Não tenho uma avaliação tão otimista. Há poucas experiências bem sucedidas de uso de línguas indígenas tanto no ensino básico como além dele. A mesma coisa pode ser afirmada com relação a implementação de processos próprios de avaliação escolar. As dificuldades não são inerentes à questão. O que existe resiste aos obstáculos colocados pelas instâncias municipais e estaduais (e às vezes federais), que se destacam, em sua maioria, por despreparo e preconceitos (em parte frutos da formação escolar no Brasil). Os cursos de formação de professores indígenas, que proliferam no Brasil, tendem a ignorar a existência das línguas indígenas, muitas vezes faladas como primeira língua por seus acadêmicos, ou as tratam com displicência e profunda ignorância. Devo dizer que vi isso acontecer também com ONGs acima de qualquer suspeita…Bons exemplos? Algumas pesquisas ou projetos dos próprios alunos indígenas de cursos superiores, como Anari Bonfin, linguista pataxó, que escreveu uma bela dissertação de mestrado na UFBA sobre a gênese do Patxohã, uma revitalização de uma língua considerada extinta, por iniciativa dos próprios Pataxó, cuja escola é controlada e conduzida de modo autônomo, e onde a “nova” língua Patxohã tem papel central na socialização escolar das crianças. Há outros jovens indígenas com projetos de monografias, dissertações e teses sobre políticas linguísticas e as falhas do sistema de ensino no que concerne exatamente o reconhecimento das línguas indígenas como iguais a chamada língua nacional. Há outros exemplos de resistência e de defesa da autonomia e auto-determinação, como o dos Tapirapé, em algumas escolas do sistema rionegrino e na Terra Indígena do Xingu. As línguas indígenas estão vivas nas redes sociais, nas quais a presença de vozes indígenas é crescente, domínio ainda democrático e aberto.

Nos últimos anos o próprio governo federal tem levado a cabo várias ações e políticas governamentais, na área da educação ou da valorização cultural, que apoiam a alfabetização em língua indígena, a formação de pesquisadores indígenas, a produção de novos materiais didáticos para as escolas etc. Na sua opinião, por que agora o governo veta um projeto de lei que justamente apoia essa tendência?

Concordo parcialmente com essa avaliação positiva da política governamental. Houve e há boas iniciativas, mas são localizadas, limitadas. Não há nenhuma política linguística explícita, adequada e coerente no Brasil. A produção de materiais didáticos é também limitada, poucos títulos, qualidade discutível. Há sempre exceções, claro, mas são exceções. A formação dos professores é raramente decente.
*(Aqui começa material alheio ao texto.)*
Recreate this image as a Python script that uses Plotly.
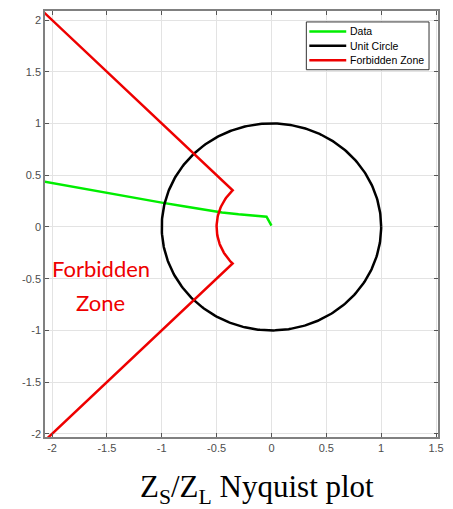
import numpy as np
import plotly.graph_objects as go

# Data
data_re = [-2.10, -1.80, -1.50, -1.20, -1.00, -0.80, -0.60, -0.45, -0.30, -0.15, -0.07, -0.045, 0.0]
data_im = [0.444, 0.385, 0.326, 0.270, 0.235, 0.200, 0.165, 0.140, 0.122, 0.107, 0.100, 0.099, 0.012]

circle_radius = 1.0
zone_radius = 0.5
zone_angle_deg = [135, 225]
zone_outer = 3.2

x_ticks = [-2, -1.5, -1, -0.5, 0, 0.5, 1, 1.5]
y_ticks = [-2, -1.5, -1, -0.5, 0, 0.5, 1, 1.5, 2]
x_tick_labels = ["-2", "-1.5", "-1", "-0.5", "0", "0.5", "1", "1.5"]
y_tick_labels = ["-2", "-1.5", "-1", "-0.5", "0", "0.5", "1", "1.5", "2"]

series_names = ["Data", "Unit Circle", "Forbidden Zone"]
series_colors = ["#00ee00", "#000000", "#ee0000"]

# Unit circle
t = np.linspace(0, 2 * np.pi, 361)
cx = circle_radius * np.cos(t)
cy = circle_radius * np.sin(t)

# Forbidden zone: radial lines at 135 and 225 deg joined by arc of radius 0.5
a0, a1 = np.deg2rad(zone_angle_deg[0]), np.deg2rad(zone_angle_deg[1])
arc = np.linspace(a0, a1, 60)
fx = [zone_outer * np.cos(a0)] + list(zone_radius * np.cos(arc)) + [zone_outer * np.cos(a1)]
fy = [zone_outer * np.sin(a0)] + list(zone_radius * np.sin(arc)) + [zone_outer * np.sin(a1)]

W, H = 453, 509
ML, MR, MT, MB = 45, 14, 9, 72
PW, PH = W - ML - MR, H - MT - MB

def px_to_paper_x(px):
    return (px - ML) / PW

def px_to_paper_y(py):
    return (H - MB - py) / PH

fig = go.Figure()
xs = [data_re, cx, fx]
ys = [data_im, cy, fy]
for name, color, x, y in zip(series_names, series_colors, xs, ys):
    fig.add_trace(go.Scatter(x=x, y=y, mode="lines", name=name,
                             line=dict(color=color, width=2.5), showlegend=False))

axis_common = dict(
    showgrid=True, gridcolor="#e3e3e3", gridwidth=1,
    zeroline=False, showline=True, mirror="allticks", linecolor="#808080", linewidth=1.5,
    ticks="inside", ticklen=4, tickcolor="#555555",
    tickfont=dict(family="Liberation Sans, Arial", size=11, color="#4d4d4d"),
)

fig.update_layout(
    width=W, height=H,
    margin=dict(l=ML, r=MR, t=MT, b=MB),
    plot_bgcolor="white", paper_bgcolor="white",
    xaxis=dict(range=[-2.064, 1.518], tickvals=x_ticks, ticktext=x_tick_labels, **axis_common),
    yaxis=dict(range=[-2.03, 2.087], tickvals=y_ticks, ticktext=y_tick_labels, **axis_common),
    showlegend=False,
)

# Legend box drawn in MATLAB style
box_l, box_r, box_t, box_b = 307, 430, 20, 68
fig.add_shape(type="rect", xref="paper", yref="paper",
              x0=px_to_paper_x(box_l), x1=px_to_paper_x(box_r),
              y0=px_to_paper_y(box_b), y1=px_to_paper_y(box_t),
              line=dict(color="#333333", width=1), fillcolor="white", layer="above")
row_y = [29.5, 44, 58.5]
for name, color, ry in zip(series_names, series_colors, row_y):
    fig.add_shape(type="line", xref="paper", yref="paper",
                  x0=px_to_paper_x(310), x1=px_to_paper_x(347),
                  y0=px_to_paper_y(ry), y1=px_to_paper_y(ry),
                  line=dict(color=color, width=2.5), layer="above")
    fig.add_annotation(text=name, x=px_to_paper_x(349), y=px_to_paper_y(ry),
                       xref="paper", yref="paper", xanchor="left", yanchor="middle",
                       showarrow=False,
                       font=dict(family="Liberation Sans, Arial", size=10.5, color="#000000"))

# "Forbidden Zone" label
fig.add_annotation(text="Forbidden", x=-1.555, y=-0.404, xref="x", yref="y",
                   showarrow=False, xanchor="center", yanchor="middle",
                   font=dict(family="Lato, Open Sans, sans-serif", size=22, color="#ee0000"))
fig.add_annotation(text="Zone", x=-1.555, y=-0.731, xref="x", yref="y",
                   showarrow=False, xanchor="center", yanchor="middle",
                   font=dict(family="Lato, Open Sans, sans-serif", size=22, color="#ee0000"))

fig.add_annotation(text="Z<sub>S</sub>/Z<sub>L</sub> Nyquist plot",
                   x=px_to_paper_x(258), y=px_to_paper_y(489), xref="paper", yref="paper",
                   xanchor="center", yanchor="middle", showarrow=False,
                   font=dict(family="Liberation Serif, Times New Roman, serif", size=31, color="#000000"))

fig.write_html("out.html")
Os que formam os professores indígenas em cursos ‘oficiais’ são muitas vezes despreparados e acabam repassando informações e conceitos no mínimo pobres, desatualizados, preconceituosos. O veto vem para dar o golpe fatal a uma educação já limitada e frágil, bem como para ceifar as boas iniciativas e as boas práticas, colocando o Brasil na contramão do movimento mundial em defesa da diversidade linguística, o que o tornará alvo de chacota internacional. As razões do veto são sórdidas, imagino: resquícios do princípio da segurança nacional, herança da ditadura; reconhecimento da inaptidão e despreparo do governo, do estado, em lidar com suas próprias riquezas. A diversidade é uma riqueza, mas não o é para os lacaios do desenvolvimentismo que não enxerga além da ponta do seu curto nariz e que deu no que deu. Esta riqueza está em cerca de 160 línguas indígenas e suas variedades dialetais, todas acossadas por mídias e um sistema de ensino que as ignoram.

Por fim, no texto do veto, Dilma Rousseff afirma sobre o PL 5944/2013: “Apesar do mérito da proposta, o dispositivo incluiria, por um lado, obrigação demasiadamente ampla e de difícil implementação por conta da grande variedade de comunidades e línguas indígenas no Brasil”. Você pode comentar?

Pois é, é o reconhecimento escandaloso de despreparo, ignorância, indigência mental e cultural. A grande variedade é considerada como um obstáculo e não como uma riqueza a ser defendida, preservada, promovida. Aliás, ela sempre foi vista como um obstáculo. O atual governo, nesta seara, não se diferencia dos que o antecederam nos séculos: é assimilacionista, colonialista, estupidamente desenvolvimentista. E está dando tiro no seu próprio pé.